Only the lines from the start of the data below through the line that contains "capsize=3.5, capthick=1.3, zorder=3)" are to be copied, exactly and without pictures.

Dataset content >>
----
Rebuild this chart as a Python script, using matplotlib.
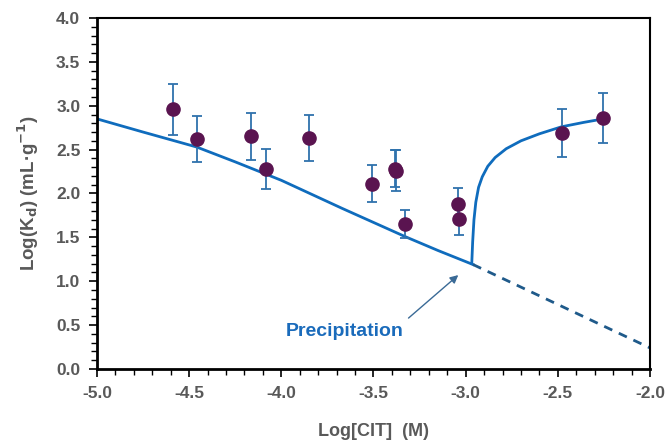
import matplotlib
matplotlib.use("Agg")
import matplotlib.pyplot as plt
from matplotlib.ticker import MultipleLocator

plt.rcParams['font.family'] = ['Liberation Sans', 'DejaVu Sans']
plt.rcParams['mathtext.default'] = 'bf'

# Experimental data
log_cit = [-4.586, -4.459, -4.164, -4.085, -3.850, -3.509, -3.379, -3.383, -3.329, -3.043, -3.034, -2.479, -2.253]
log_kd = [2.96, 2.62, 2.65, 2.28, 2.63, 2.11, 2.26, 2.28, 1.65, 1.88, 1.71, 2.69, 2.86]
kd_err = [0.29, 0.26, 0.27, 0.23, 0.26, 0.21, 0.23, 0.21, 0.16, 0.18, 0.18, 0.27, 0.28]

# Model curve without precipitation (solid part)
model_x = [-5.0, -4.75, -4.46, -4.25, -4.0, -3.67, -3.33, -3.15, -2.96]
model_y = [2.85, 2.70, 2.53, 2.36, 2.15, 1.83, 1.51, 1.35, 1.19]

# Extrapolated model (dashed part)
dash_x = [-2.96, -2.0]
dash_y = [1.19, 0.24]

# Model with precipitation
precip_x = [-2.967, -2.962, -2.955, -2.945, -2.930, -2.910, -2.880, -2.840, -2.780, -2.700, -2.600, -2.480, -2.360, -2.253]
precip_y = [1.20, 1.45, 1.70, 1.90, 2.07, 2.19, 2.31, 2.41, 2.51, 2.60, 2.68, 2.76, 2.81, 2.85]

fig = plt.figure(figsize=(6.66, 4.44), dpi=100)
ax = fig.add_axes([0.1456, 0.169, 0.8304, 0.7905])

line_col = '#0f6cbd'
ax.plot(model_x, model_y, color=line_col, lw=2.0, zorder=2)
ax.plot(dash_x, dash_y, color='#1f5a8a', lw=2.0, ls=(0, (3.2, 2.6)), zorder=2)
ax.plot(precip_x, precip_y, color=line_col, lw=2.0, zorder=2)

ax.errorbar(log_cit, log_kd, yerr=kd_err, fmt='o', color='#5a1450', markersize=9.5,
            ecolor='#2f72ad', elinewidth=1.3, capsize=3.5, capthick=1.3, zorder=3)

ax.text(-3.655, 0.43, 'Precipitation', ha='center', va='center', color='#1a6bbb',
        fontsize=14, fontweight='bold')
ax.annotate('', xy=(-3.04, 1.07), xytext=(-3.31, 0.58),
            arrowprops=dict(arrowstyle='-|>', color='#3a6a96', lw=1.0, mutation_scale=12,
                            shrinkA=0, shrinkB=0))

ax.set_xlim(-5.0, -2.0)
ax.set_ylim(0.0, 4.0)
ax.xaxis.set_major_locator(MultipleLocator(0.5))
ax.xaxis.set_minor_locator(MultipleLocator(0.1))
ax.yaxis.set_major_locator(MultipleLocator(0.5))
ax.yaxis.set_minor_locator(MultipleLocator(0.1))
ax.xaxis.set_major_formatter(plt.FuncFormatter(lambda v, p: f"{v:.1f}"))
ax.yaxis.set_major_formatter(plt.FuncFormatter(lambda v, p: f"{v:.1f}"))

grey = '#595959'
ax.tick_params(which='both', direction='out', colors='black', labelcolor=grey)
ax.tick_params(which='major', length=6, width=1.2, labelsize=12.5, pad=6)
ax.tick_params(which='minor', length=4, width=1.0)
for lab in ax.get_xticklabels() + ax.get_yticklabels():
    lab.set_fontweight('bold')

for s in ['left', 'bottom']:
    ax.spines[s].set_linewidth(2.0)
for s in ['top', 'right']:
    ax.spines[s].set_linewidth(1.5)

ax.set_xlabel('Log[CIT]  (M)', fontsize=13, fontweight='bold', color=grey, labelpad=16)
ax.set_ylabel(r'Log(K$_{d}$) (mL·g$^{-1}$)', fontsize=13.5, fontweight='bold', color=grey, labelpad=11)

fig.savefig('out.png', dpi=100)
----
Output for this task >>
Rebuild this chart as a Python script, using matplotlib.
import matplotlib
matplotlib.use("Agg")
import matplotlib.pyplot as plt
from matplotlib.ticker import MultipleLocator

plt.rcParams['font.family'] = ['Liberation Sans', 'DejaVu Sans']
plt.rcParams['mathtext.default'] = 'bf'

# Experimental data
log_cit = [-4.586, -4.459, -4.164, -4.085, -3.850, -3.509, -3.379, -3.383, -3.329, -3.043, -3.034, -2.479, -2.253]
log_kd = [2.96, 2.62, 2.65, 2.28, 2.63, 2.11, 2.26, 2.28, 1.65, 1.88, 1.71, 2.69, 2.86]
kd_err = [0.29, 0.26, 0.27, 0.23, 0.26, 0.21, 0.23, 0.21, 0.16, 0.18, 0.18, 0.27, 0.28]

# Model curve without precipitation (solid part)
model_x = [-5.0, -4.75, -4.46, -4.25, -4.0, -3.67, -3.33, -3.15, -2.96]
model_y = [2.85, 2.70, 2.53, 2.36, 2.15, 1.83, 1.51, 1.35, 1.19]

# Extrapolated model (dashed part)
dash_x = [-2.96, -2.0]
dash_y = [1.19, 0.24]

# Model with precipitation
precip_x = [-2.967, -2.962, -2.955, -2.945, -2.930, -2.910, -2.880, -2.840, -2.780, -2.700, -2.600, -2.480, -2.360, -2.253]
precip_y = [1.20, 1.45, 1.70, 1.90, 2.07, 2.19, 2.31, 2.41, 2.51, 2.60, 2.68, 2.76, 2.81, 2.85]

fig = plt.figure(figsize=(6.66, 4.44), dpi=100)
ax = fig.add_axes([0.1456, 0.169, 0.8304, 0.7905])

line_col = '#0f6cbd'
ax.plot(model_x, model_y, color=line_col, lw=2.0, zorder=2)
ax.plot(dash_x, dash_y, color='#1f5a8a', lw=2.0, ls=(0, (3.2, 2.6)), zorder=2)
ax.plot(precip_x, precip_y, color=line_col, lw=2.0, zorder=2)

ax.errorbar(log_cit, log_kd, yerr=kd_err, fmt='o', color='#5a1450', markersize=9.5,
            ecolor='#2f72ad', elinewidth=1.3, capsize=3.5, capthick=1.3, zorder=3)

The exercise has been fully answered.